What do you want your legacy to be at UNLV? I don’t know if I want my legacy to be UNLV, except my graduates who are out in the world. They already are making me proud and doing great things. … I think I’ve got another good 20 years in me and I want to do good things in the community, and so maybe it’ll be at the women’s prison, maybe it’ll be in the displaced homemaker program or maybe it’ll be HELP, [which] also has a center for homeless teens and I would maybe like to be involved with that and mentor them. My business card has the word mentor, and I consider myself a mentor, and I would like to mentor people, whether they want me to or not.

What’s your advice for the next generation of journalists? To be ready for change. To not think that journalism has to be one way or one thing. I had so many students who [said] they’re going to be print reporters, and I practically laugh at them. I say, "Do you subscribe to a newspaper?

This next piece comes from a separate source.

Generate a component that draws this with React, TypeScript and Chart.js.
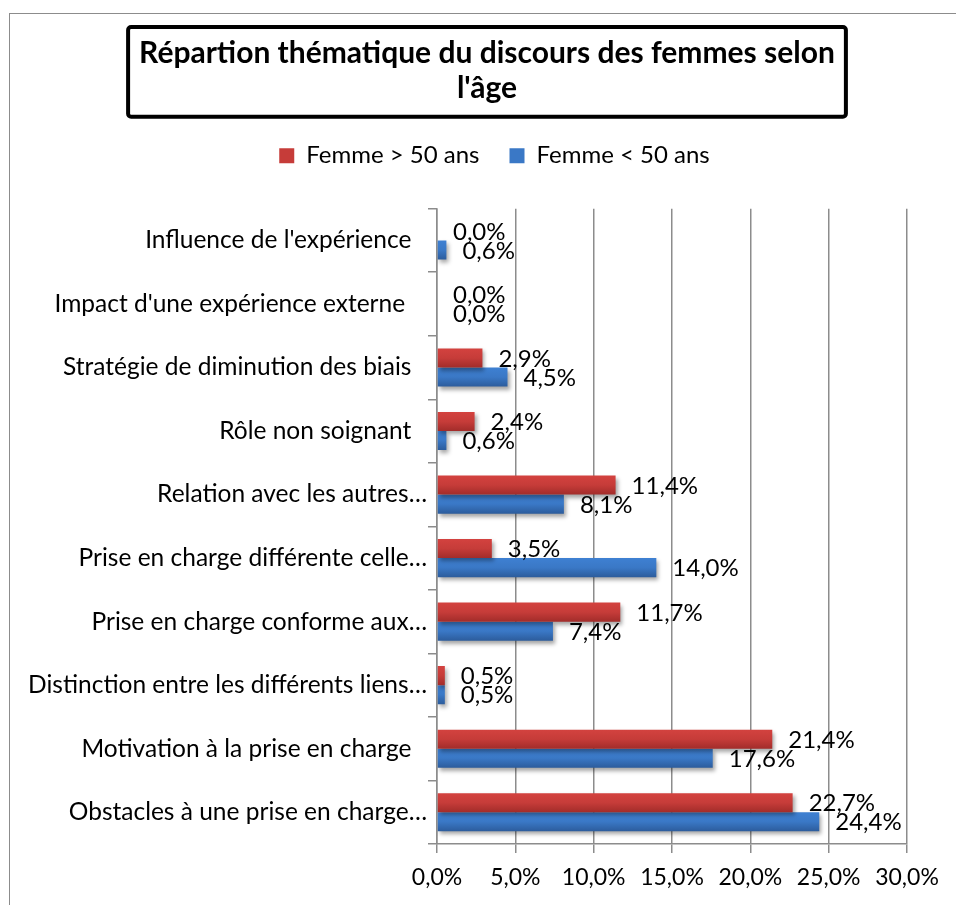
import React, { useEffect, useRef } from "react";
import { Chart, registerables } from "chart.js";

Chart.register(...registerables);

const categories = [
  "Influence de l'expérience",
  "Impact d'une expérience externe ",
  "Stratégie de diminution des biais",
  "Rôle non soignant",
  "Relation avec les autres…",
  "Prise en charge différente celle…",
  "Prise en charge conforme aux…",
  "Distinction entre les différents liens…",
  "Motivation à la prise en charge",
  "Obstacles à une prise en charge…",
];

const seriesNames = ["Femme > 50 ans", "Femme < 50 ans"];
const femmePlus50 = [0.0, 0.0, 2.9, 2.4, 11.4, 3.5, 11.7, 0.5, 21.4, 22.7];
const femmeMoins50 = [0.6, 0.0, 4.5, 0.6, 8.1, 14.0, 7.4, 0.5, 17.6, 24.4];

const titleLines = ["Répartion thématique du discours des femmes selon", "l'âge"];
const xMax = 30;
const xStep = 5;

const FONT = "Lato, 'Open Sans', sans-serif";
const TITLE_SIZE = 30;
const TITLE_LH = 1.17;
const TITLE_PAD_TOP = 35.5;

const colors = [
  { base: "#c63c39", top: "#d3423f", bottom: "#a22c2a" },
  { base: "#3a78c6", top: "#3e80d2", bottom: "#2c5c9c" },
];

const fmt = (v: number) => v.toFixed(1).replace(".", ",") + "%";

const gradientPlugin = {
  id: "barGradient",
  beforeDatasetDraw(chart: any, args: any) {
    const ctx = chart.ctx;
    const c = colors[args.index];
    args.meta.data.forEach((el: any) => {
      const h = el.height || 1;
      const g = ctx.createLinearGradient(0, el.y - h / 2, 0, el.y + h / 2);
      g.addColorStop(0, c.top);
      g.addColorStop(0.5, c.base);
      g.addColorStop(1, c.bottom);
      el.options.backgroundColor = g;
    });
    ctx.save();
    ctx.shadowColor = "rgba(0,0,0,0.35)";
    ctx.shadowBlur = 4;
    ctx.shadowOffsetX = 2;
    ctx.shadowOffsetY = 3;
  },
  afterDatasetDraw(chart: any) {
    chart.ctx.restore();
  },
};

const labelPlugin = {
  id: "valueLabels",
  afterDatasetsDraw(chart: any) {
    const ctx = chart.ctx;
    ctx.save();
    ctx.font = `24px ${FONT}`;
    ctx.fillStyle = "#000";
    ctx.textAlign = "left";
    ctx.textBaseline = "middle";
    chart.data.datasets.forEach((ds: any, di: number) => {
      const meta = chart.getDatasetMeta(di);
      meta.data.forEach((el: any, i: number) => {
        ctx.fillText(fmt(ds.data[i]), el.x + 16, el.y + 1);
      });
    });
    ctx.restore();
  },
};

const titleBoxPlugin = {
  id: "titleBox",
  afterDraw(chart: any) {
    const tb = chart.titleBlock;
    if (!tb) return;
    const ctx = chart.ctx;
    ctx.save();
    ctx.font = `bold ${TITLE_SIZE}px ${FONT}`;
    const w = Math.max(...titleLines.map((l) => ctx.measureText(l).width));
    const lh = TITLE_SIZE * TITLE_LH;
    const c1 = tb.top + TITLE_PAD_TOP + lh / 2;
    const c2 = c1 + lh;
    const cx = (tb.left + tb.right) / 2;
    const x0 = cx - w / 2 - 11;
    const x1 = cx + w / 2 + 11;
    const y0 = c1 - 26;
    const y1 = c2 + 28.5;
    ctx.lineWidth = 4;
    ctx.strokeStyle = "#000";
    ctx.beginPath();
    ctx.roundRect(x0, y0, x1 - x0, y1 - y0, 3);
    ctx.stroke();
    ctx.restore();
  },
};

const legendSpacePlugin = {
  id: "legendSpace",
  beforeInit(chart: any) {
    const legend = chart.legend;
    if (!legend) return;
    const fit = legend.fit;
    legend.fit = function () {
      fit.call(this);
      this.height += 31;
    };
  },
  afterLayout(chart: any) {
    // centre title and legend over the (wider) Excel chart area
    if (chart.titleBlock) chart.titleBlock.left += 67;
    if (chart.legend) chart.legend.left += 82;
  },
};

export default function App() {
  const canvasRef = useRef<HTMLCanvasElement | null>(null);

  useEffect(() => {
    if (!canvasRef.current) return;
    const chart = new Chart(canvasRef.current, {
      type: "bar",
      data: {
        labels: categories,
        datasets: [
          {
            label: seriesNames[0],
            data: femmePlus50,
            backgroundColor: () => colors[0].base,
            borderWidth: 0,
            barPercentage: 1,
            categoryPercentage: 0.6,
          },
          {
            label: seriesNames[1],
            data: femmeMoins50,
            backgroundColor: () => colors[1].base,
            borderWidth: 0,
            barPercentage: 1,
            categoryPercentage: 0.6,
          },
        ],
      },
      options: {
        indexAxis: "y",
        animation: false,
        responsive: false,
        maintainAspectRatio: false,
        layout: { padding: { left: 0, right: 49, top: 0, bottom: 0 } },
        plugins: {
          title: {
            display: true,
            text: titleLines,
            color: "#000",
            font: { family: FONT, size: TITLE_SIZE, weight: "bold", lineHeight: TITLE_LH },
            padding: { top: TITLE_PAD_TOP, bottom: 8 },
          },
          legend: {
            display: true,
            position: "top",
            labels: {
              color: "#000",
              font: { family: FONT, size: 24 },
              boxWidth: 15,
              boxHeight: 15,
              padding: 30,
              generateLabels: (ch: any) =>
                ch.data.datasets.map((ds: any, i: number) => ({
                  text: ds.label,
                  fillStyle: colors[i].base,
                  strokeStyle: colors[i].base,
                  lineWidth: 0,
                  hidden: false,
                  datasetIndex: i,
                  fontColor: "#000",
                })),
            },
          },
          tooltip: { enabled: false },
        },
        scales: {
          x: {
            type: "linear",
            min: 0,
            max: xMax,
            ticks: {
              stepSize: xStep,
              color: "#000",
              font: { family: FONT, size: 23 },
              padding: 11,
              callback: (v: any) => fmt(Number(v)),
            },
            grid: {
              color: "#8c8c8c",
              lineWidth: 1.5,
              drawTicks: true,
              tickLength: 9,
            },
            border: { display: true, color: "#8c8c8c", width: 1.5 },
            afterFit: (scale: any) => {
              scale.height = 61;
            },
          },
          y: {
            type: "category",
            ticks: {
              color: "#000",
              font: { family: FONT, size: 24.5 },
              padding: 1,
              autoSkip: false,
              callback: function (this: any, v: any) {
                const l = this.getLabelForValue(v) as string;
                return l.endsWith("…") ? l : l + "  \u2009";
              },
            },
            grid: {
              display: true,
              drawOnChartArea: false,
              drawTicks: true,
              tickLength: 9,
              color: "#8c8c8c",
              lineWidth: 1.5,
              offset: true,
            },
            border: { display: true, color: "#8c8c8c", width: 1.5 },
            afterFit: (scale: any) => {
              scale.width = 437;
            },
          },
        },
      },
      plugins: [legendSpacePlugin, gradientPlugin, labelPlugin, titleBoxPlugin],
    } as any);
    return () => chart.destroy();
  }, []);

  return (
    <div style={{ position: "absolute", left: 0, top: 0, width: 956, height: 905, background: "#fff", overflow: "hidden" }}>
      <div
        style={{
          position: "absolute",
          left: 9,
          top: 13,
          width: 1000,
          height: 1000,
          borderLeft: "1.5px solid #8c8c8c",
          borderTop: "1.5px solid #8c8c8c",
        }}
      />
      <canvas
        ref={canvasRef}
        width={956}
        height={905}
        style={{ position: "absolute", left: 0, top: 0, width: 956, height: 905 }}
      />
    </div>
  );
}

When’s the last time you read a newspaper?" and they say "I read it on my phone." I say "You want to work for a newspaper but you don’t read a newspaper?" You have to adapt to how [journalism] is changing and be part of the change. Maybe you’re going to be a blogger, maybe you’re going to be a part of journalism we don’t even have a word for yet. Bet whatever you do, be ethical. That’s really important.